<<<<

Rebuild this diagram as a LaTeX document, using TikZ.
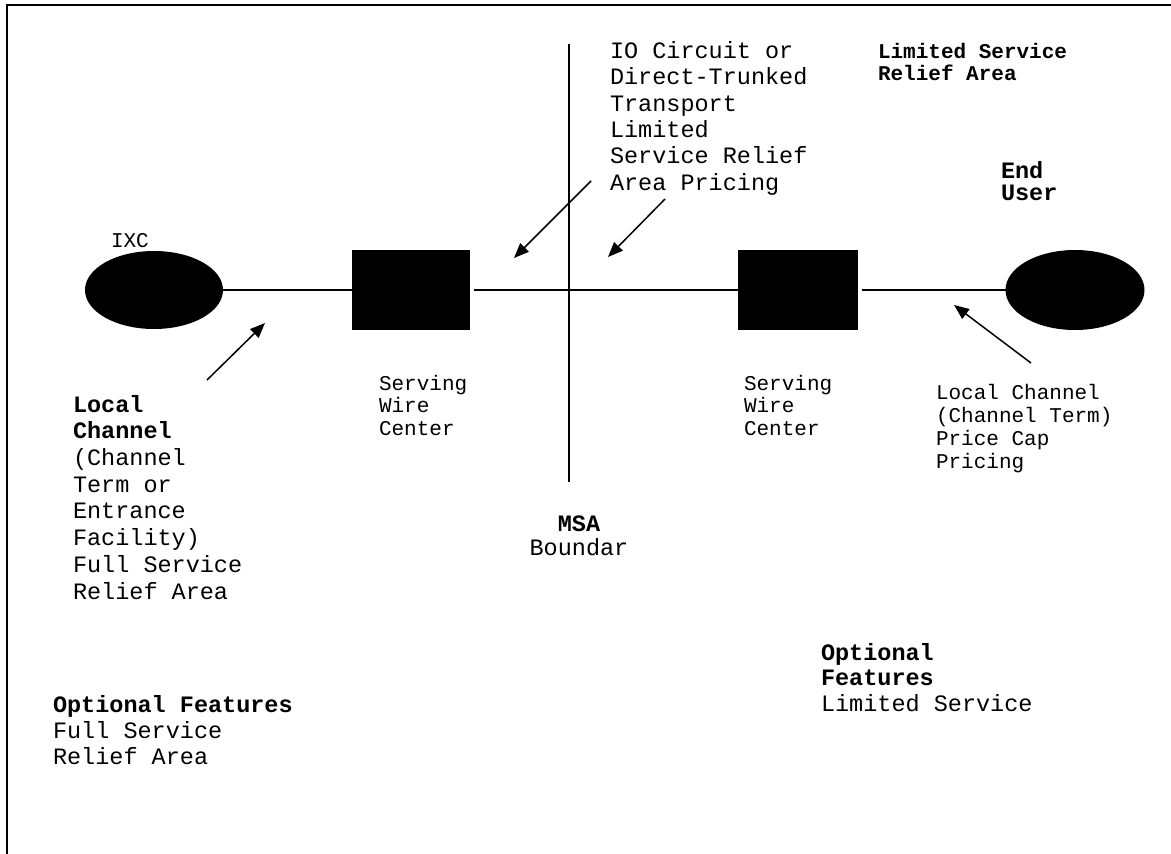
\documentclass[tikz,border=0pt]{standalone}
\usepackage{fontspec}
\setmainfont{Liberation Mono}
\usetikzlibrary{shapes.geometric,arrows.meta}

\tikzset{
  big/.style={font=\fontsize{23.5}{26.5}\selectfont, align=left, anchor=base west, inner sep=0pt},
  small/.style={font=\fontsize{21}{22.5}\selectfont, align=left, anchor=base west, inner sep=0pt},
  site/.style={ellipse, fill=black, draw=black, inner sep=0pt},
  office/.style={rectangle, fill=black, draw=black, inner sep=0pt},
  pointer/.style={line width=1.5pt, -{Triangle[length=15pt,width=12pt]}}
}

\begin{document}
\begin{tikzpicture}[x=1pt, y=-1pt, line width=2pt]
\useasboundingbox (0, 0) rectangle (1171, 854);
\draw[line width=2.5pt] (7, 854) -- (7, 5) -- (1171, 5);

\node[site, minimum width=136pt, minimum height=76pt] (ixc) at (154, 290){};
\node[office, minimum width=116pt, minimum height=78pt] (swcA) at (411, 290){};
\node[office, minimum width=118pt, minimum height=78pt] (swcB) at (798, 290){};
\node[site, minimum width=137pt, minimum height=78pt] (eu) at (1075, 290){};

\draw (ixc.east) -- (swcA.west);
\draw[shorten <=4pt] (swcA.east) -- (swcB.west);
\draw[shorten <=4pt] (swcB.east) -- (eu.west);

\coordinate (msaTop) at (569, 44);
\coordinate (msaBot) at (569, 482);
\draw (msaTop) -- (msaBot);

\coordinate (lcTail) at (207, 380);
\coordinate (lcTip) at (265, 323);
\coordinate (ioTailA) at (591, 181);
\coordinate (ioTipA) at (514, 258);
\coordinate (ioTailB) at (665, 199);
\coordinate (ioTipB) at (608, 257);
\coordinate (rcTail) at (1031, 363);
\coordinate (rcTip) at (954, 305);
\draw[pointer] (lcTail) -- (lcTip);
\draw[pointer] (ioTailA) -- (ioTipA);
\draw[pointer] (ioTailB) -- (ioTipB);
\draw[pointer] (rcTail) -- (rcTip);

% labels: base anchor sits on the last line
\node[small] (ixcLabel) at (110, 247){IXC};
\node[big, font=\fontsize{23.5}{26.3}\selectfont] (ioLabel) at (609, 190){IO Circuit or\\Direct-Trunked\\Transport\\Limited\\Service Relief\\Area Pricing};
\node[small, font=\fontsize{21}{22}\selectfont\bfseries] (lsLabel) at (877, 80){Limited Service\\Relief Area};
\node[big, font=\fontsize{23.5}{21.5}\selectfont\bfseries] (euLabel) at (1000, 200){End\\User};

\node[big, font=\fontsize{23.5}{26.7}\selectfont] (lcLabel) at (72, 599){\textbf{Local}\\\textbf{Channel}\\(Channel\\Term or\\Entrance\\Facility)\\Full Service\\Relief Area};
\node[small] (swcALabel) at (378, 435){Serving\\Wire\\Center};
\node[small] (swcBLabel) at (743, 435){Serving\\Wire\\Center};
\node[small, font=\fontsize{21}{22.7}\selectfont] (rcLabel) at (935, 468){Local Channel\\(Channel Term)\\Price Cap\\Pricing};

\node[big, align=center, anchor=base, font=\fontsize{23.5}{24}\selectfont] (msaLabel) at (579, 555){\textbf{MSA}\\Boundar};

\node[big, font=\fontsize{23.5}{26}\selectfont] (ofALabel) at (52, 764){\textbf{Optional Features}\\Full Service\\Relief Area};
\node[big, font=\fontsize{23.5}{25.5}\selectfont] (ofBLabel) at (820, 711){\textbf{Optional}\\\textbf{Features}\\Limited Service};
\end{tikzpicture}
\end{document}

>>>>

__WRITTEN PROBLEM__
Reproduce the material above in full and without alteration, but skip all pictures.

__CORRECT RESPONSE__
Rebuild this diagram as a LaTeX document, using TikZ.
\documentclass[tikz,border=0pt]{standalone}
\usepackage{fontspec}
\setmainfont{Liberation Mono}
\usetikzlibrary{shapes.geometric,arrows.meta}

\tikzset{
  big/.style={font=\fontsize{23.5}{26.5}\selectfont, align=left, anchor=base west, inner sep=0pt},
  small/.style={font=\fontsize{21}{22.5}\selectfont, align=left, anchor=base west, inner sep=0pt},
  site/.style={ellipse, fill=black, draw=black, inner sep=0pt},
  office/.style={rectangle, fill=black, draw=black, inner sep=0pt},
  pointer/.style={line width=1.5pt, -{Triangle[length=15pt,width=12pt]}}
}

\begin{document}
\begin{tikzpicture}[x=1pt, y=-1pt, line width=2pt]
\useasboundingbox (0, 0) rectangle (1171, 854);
\draw[line width=2.5pt] (7, 854) -- (7, 5) -- (1171, 5);

\node[site, minimum width=136pt, minimum height=76pt] (ixc) at (154, 290){};
\node[office, minimum width=116pt, minimum height=78pt] (swcA) at (411, 290){};
\node[office, minimum width=118pt, minimum height=78pt] (swcB) at (798, 290){};
\node[site, minimum width=137pt, minimum height=78pt] (eu) at (1075, 290){};

\draw (ixc.east) -- (swcA.west);
\draw[shorten <=4pt] (swcA.east) -- (swcB.west);
\draw[shorten <=4pt] (swcB.east) -- (eu.west);

\coordinate (msaTop) at (569, 44);
\coordinate (msaBot) at (569, 482);
\draw (msaTop) -- (msaBot);

\coordinate (lcTail) at (207, 380);
\coordinate (lcTip) at (265, 323);
\coordinate (ioTailA) at (591, 181);
\coordinate (ioTipA) at (514, 258);
\coordinate (ioTailB) at (665, 199);
\coordinate (ioTipB) at (608, 257);
\coordinate (rcTail) at (1031, 363);
\coordinate (rcTip) at (954, 305);
\draw[pointer] (lcTail) -- (lcTip);
\draw[pointer] (ioTailA) -- (ioTipA);
\draw[pointer] (ioTailB) -- (ioTipB);
\draw[pointer] (rcTail) -- (rcTip);

% labels: base anchor sits on the last line
\node[small] (ixcLabel) at (110, 247){IXC};
\node[big, font=\fontsize{23.5}{26.3}\selectfont] (ioLabel) at (609, 190){IO Circuit or\\Direct-Trunked\\Transport\\Limited\\Service Relief\\Area Pricing};
\node[small, font=\fontsize{21}{22}\selectfont\bfseries] (lsLabel) at (877, 80){Limited Service\\Relief Area};
\node[big, font=\fontsize{23.5}{21.5}\selectfont\bfseries] (euLabel) at (1000, 200){End\\User};

\node[big, font=\fontsize{23.5}{26.7}\selectfont] (lcLabel) at (72, 599){\textbf{Local}\\\textbf{Channel}\\(Channel\\Term or\\Entrance\\Facility)\\Full Service\\Relief Area};
\node[small] (swcALabel) at (378, 435){Serving\\Wire\\Center};
\node[small] (swcBLabel) at (743, 435){Serving\\Wire\\Center};
\node[small, font=\fontsize{21}{22.7}\selectfont] (rcLabel) at (935, 468){Local Channel\\(Channel Term)\\Price Cap\\Pricing};

\node[big, align=center, anchor=base, font=\fontsize{23.5}{24}\selectfont] (msaLabel) at (579, 555){\textbf{MSA}\\Boundar};

\node[big, font=\fontsize{23.5}{26}\selectfont] (ofALabel) at (52, 764){\textbf{Optional Features}\\Full Service\\Relief Area};
\node[big, font=\fontsize{23.5}{25.5}\selectfont] (ofBLabel) at (820, 711){\textbf{Optional}\\\textbf{Features}\\Limited Service};
\end{tikzpicture}
\end{document}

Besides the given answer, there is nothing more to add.